## WHAT TO WORK ON
Copy each line of the entries that contains the word "with".

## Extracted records
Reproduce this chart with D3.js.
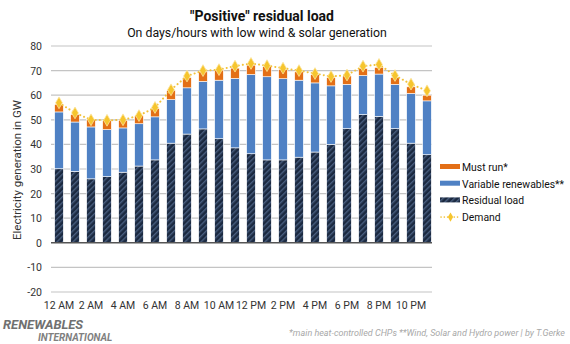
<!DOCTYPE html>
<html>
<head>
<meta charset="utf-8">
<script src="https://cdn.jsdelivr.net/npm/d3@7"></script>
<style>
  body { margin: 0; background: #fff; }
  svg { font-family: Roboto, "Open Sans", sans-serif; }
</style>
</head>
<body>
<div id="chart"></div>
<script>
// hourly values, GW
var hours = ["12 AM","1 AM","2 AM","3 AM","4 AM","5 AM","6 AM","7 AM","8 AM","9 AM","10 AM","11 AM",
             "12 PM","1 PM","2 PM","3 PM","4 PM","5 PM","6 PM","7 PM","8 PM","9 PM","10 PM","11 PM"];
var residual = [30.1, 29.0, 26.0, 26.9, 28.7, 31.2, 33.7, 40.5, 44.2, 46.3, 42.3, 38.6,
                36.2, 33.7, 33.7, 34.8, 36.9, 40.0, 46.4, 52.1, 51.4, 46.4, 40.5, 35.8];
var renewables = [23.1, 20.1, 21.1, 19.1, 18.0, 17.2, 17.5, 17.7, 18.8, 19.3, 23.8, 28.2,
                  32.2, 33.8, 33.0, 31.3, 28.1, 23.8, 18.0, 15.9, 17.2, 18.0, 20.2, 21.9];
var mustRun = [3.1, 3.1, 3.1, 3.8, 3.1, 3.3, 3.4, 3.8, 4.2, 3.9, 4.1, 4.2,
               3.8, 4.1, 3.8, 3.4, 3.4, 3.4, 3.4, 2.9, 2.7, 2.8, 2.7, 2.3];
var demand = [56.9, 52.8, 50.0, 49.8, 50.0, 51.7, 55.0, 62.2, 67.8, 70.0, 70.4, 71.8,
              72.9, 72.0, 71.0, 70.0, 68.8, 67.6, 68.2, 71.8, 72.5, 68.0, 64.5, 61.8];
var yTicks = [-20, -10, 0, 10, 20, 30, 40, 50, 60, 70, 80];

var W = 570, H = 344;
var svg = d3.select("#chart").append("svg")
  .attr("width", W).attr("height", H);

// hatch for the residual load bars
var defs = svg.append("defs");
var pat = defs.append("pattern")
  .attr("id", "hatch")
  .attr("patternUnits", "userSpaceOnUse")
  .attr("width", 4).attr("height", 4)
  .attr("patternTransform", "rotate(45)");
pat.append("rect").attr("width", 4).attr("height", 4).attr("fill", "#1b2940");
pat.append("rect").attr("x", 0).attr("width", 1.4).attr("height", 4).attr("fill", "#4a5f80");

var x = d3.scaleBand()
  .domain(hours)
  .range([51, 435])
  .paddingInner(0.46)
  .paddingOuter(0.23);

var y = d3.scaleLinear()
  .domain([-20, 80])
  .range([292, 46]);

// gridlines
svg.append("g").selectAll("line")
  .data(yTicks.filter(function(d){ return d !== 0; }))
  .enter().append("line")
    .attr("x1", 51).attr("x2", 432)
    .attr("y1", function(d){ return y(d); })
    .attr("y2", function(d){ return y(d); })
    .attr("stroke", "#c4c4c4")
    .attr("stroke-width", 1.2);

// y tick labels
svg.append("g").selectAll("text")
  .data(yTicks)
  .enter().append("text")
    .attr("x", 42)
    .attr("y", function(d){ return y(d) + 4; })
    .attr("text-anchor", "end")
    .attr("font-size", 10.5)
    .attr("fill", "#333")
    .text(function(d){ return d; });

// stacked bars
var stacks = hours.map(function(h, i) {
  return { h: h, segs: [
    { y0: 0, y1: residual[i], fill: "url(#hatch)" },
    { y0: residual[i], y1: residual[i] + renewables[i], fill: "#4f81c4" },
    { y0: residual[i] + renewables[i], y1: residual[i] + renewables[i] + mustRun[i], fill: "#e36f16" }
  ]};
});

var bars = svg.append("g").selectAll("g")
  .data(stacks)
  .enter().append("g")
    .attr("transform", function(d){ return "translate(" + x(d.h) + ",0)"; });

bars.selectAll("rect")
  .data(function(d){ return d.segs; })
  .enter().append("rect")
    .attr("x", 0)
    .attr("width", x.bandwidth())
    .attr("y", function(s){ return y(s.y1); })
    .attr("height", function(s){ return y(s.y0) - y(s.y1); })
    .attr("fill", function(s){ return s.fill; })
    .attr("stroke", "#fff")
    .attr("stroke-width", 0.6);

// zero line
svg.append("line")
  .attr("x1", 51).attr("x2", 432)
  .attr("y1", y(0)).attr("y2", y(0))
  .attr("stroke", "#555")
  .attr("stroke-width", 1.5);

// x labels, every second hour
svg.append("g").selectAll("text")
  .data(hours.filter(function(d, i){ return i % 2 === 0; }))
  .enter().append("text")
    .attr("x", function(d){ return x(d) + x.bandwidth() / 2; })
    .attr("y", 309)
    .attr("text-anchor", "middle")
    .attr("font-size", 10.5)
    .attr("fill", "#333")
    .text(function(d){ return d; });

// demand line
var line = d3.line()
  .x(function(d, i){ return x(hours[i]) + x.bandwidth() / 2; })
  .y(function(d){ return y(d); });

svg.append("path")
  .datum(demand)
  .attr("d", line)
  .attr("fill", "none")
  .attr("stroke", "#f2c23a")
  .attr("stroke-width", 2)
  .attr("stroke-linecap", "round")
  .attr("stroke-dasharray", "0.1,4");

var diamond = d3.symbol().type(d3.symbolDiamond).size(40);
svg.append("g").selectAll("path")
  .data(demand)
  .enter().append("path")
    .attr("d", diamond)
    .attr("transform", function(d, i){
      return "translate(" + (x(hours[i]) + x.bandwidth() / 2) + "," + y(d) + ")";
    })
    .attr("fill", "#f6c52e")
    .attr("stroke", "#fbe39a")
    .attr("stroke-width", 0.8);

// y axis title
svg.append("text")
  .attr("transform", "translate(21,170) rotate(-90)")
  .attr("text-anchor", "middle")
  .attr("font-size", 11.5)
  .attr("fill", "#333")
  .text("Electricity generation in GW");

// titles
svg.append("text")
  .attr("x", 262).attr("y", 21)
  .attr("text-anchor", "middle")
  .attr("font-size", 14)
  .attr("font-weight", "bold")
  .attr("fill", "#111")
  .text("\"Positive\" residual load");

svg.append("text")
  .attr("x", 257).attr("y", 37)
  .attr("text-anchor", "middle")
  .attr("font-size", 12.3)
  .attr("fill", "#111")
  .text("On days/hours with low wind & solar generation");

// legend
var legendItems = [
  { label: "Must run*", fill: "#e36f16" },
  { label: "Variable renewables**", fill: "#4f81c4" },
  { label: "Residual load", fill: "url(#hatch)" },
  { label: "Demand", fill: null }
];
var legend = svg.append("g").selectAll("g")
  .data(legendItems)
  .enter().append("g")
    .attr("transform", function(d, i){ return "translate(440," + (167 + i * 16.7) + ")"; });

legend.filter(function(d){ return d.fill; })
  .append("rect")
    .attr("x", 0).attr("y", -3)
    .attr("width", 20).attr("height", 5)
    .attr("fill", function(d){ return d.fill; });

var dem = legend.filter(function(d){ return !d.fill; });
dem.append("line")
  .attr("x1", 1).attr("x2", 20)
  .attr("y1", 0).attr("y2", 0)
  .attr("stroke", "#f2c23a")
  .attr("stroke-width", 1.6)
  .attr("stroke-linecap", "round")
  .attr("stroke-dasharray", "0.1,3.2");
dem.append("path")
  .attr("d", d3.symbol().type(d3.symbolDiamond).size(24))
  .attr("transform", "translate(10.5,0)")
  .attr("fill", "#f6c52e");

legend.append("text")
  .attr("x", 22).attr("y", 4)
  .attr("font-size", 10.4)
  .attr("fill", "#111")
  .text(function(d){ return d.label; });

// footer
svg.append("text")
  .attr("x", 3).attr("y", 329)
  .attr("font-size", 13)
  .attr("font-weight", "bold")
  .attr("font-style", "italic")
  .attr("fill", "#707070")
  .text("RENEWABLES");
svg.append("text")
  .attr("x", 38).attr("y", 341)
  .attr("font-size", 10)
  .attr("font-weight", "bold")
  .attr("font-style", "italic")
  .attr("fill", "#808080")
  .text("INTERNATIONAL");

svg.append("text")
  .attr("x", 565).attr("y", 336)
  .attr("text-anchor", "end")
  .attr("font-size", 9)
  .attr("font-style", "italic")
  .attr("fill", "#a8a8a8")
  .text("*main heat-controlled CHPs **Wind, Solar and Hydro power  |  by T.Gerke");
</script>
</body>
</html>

---

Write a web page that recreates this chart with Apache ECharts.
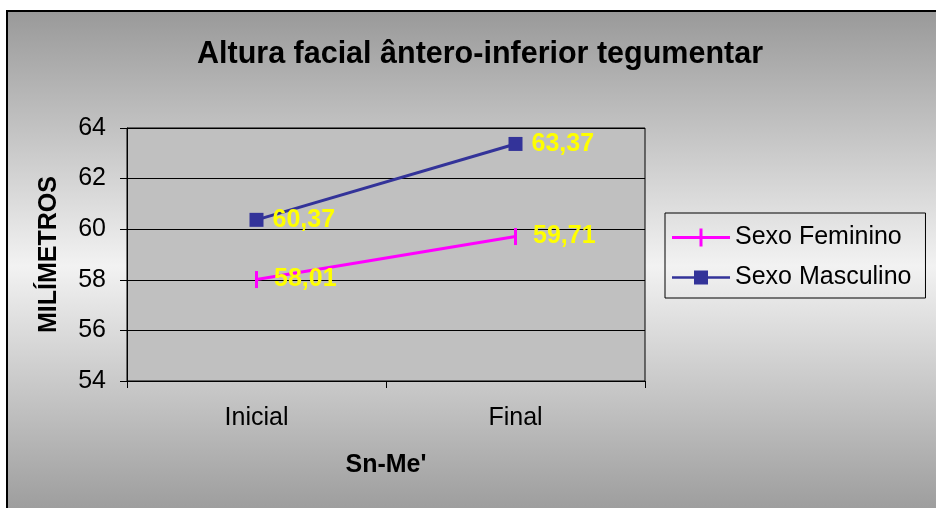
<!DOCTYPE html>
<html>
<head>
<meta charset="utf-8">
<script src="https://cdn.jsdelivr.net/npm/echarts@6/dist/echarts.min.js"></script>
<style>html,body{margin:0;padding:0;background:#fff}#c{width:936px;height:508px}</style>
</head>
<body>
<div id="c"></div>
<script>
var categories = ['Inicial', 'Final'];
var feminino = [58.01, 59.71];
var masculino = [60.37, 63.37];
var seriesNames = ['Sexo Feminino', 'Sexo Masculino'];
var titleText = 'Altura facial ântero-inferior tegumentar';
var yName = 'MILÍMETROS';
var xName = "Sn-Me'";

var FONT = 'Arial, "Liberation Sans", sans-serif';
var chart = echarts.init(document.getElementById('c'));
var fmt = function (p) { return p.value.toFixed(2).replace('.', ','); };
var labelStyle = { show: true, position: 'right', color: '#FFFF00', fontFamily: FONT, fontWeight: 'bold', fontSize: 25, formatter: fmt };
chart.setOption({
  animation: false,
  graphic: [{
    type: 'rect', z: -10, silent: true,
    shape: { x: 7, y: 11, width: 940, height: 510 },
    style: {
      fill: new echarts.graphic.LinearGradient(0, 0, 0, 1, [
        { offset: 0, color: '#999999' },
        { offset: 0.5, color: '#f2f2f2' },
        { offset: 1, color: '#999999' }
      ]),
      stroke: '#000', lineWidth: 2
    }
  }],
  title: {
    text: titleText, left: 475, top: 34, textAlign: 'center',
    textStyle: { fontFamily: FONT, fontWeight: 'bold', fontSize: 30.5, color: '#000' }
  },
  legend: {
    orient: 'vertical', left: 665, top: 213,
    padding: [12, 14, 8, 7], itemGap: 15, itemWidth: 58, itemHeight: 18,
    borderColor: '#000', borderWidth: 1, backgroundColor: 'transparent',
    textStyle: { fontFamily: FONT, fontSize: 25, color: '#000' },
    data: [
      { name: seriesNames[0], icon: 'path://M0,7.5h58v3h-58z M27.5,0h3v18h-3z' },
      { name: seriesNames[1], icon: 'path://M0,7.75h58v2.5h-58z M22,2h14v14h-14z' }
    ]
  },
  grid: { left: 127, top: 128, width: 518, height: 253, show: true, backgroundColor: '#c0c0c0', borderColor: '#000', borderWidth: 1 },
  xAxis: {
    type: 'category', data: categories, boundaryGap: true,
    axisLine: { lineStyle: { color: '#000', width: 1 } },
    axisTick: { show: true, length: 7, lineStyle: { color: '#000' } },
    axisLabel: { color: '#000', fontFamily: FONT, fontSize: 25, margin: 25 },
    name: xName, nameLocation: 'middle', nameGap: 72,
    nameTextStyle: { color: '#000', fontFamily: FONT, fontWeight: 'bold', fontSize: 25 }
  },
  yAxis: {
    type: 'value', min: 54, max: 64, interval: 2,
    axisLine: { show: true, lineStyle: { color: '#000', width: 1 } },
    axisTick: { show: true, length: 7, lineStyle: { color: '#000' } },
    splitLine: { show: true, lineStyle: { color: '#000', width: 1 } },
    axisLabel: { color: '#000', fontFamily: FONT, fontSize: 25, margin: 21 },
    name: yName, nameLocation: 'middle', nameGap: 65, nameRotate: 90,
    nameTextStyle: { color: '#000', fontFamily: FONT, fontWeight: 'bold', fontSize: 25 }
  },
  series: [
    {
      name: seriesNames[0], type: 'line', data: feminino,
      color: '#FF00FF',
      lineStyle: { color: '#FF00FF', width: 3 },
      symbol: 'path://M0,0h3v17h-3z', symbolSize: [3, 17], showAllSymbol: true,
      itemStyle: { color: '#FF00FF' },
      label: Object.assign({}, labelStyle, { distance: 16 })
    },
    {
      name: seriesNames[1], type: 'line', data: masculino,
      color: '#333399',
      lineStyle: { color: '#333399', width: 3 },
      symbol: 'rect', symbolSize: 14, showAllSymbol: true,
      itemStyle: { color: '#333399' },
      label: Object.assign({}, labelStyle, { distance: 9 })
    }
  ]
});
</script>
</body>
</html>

## ANSWER FOR THIS EXERCISE
Reproduce this chart with D3.js.
  .text("On days/hours with low wind & solar generation");
Write a web page that recreates this chart with Apache ECharts.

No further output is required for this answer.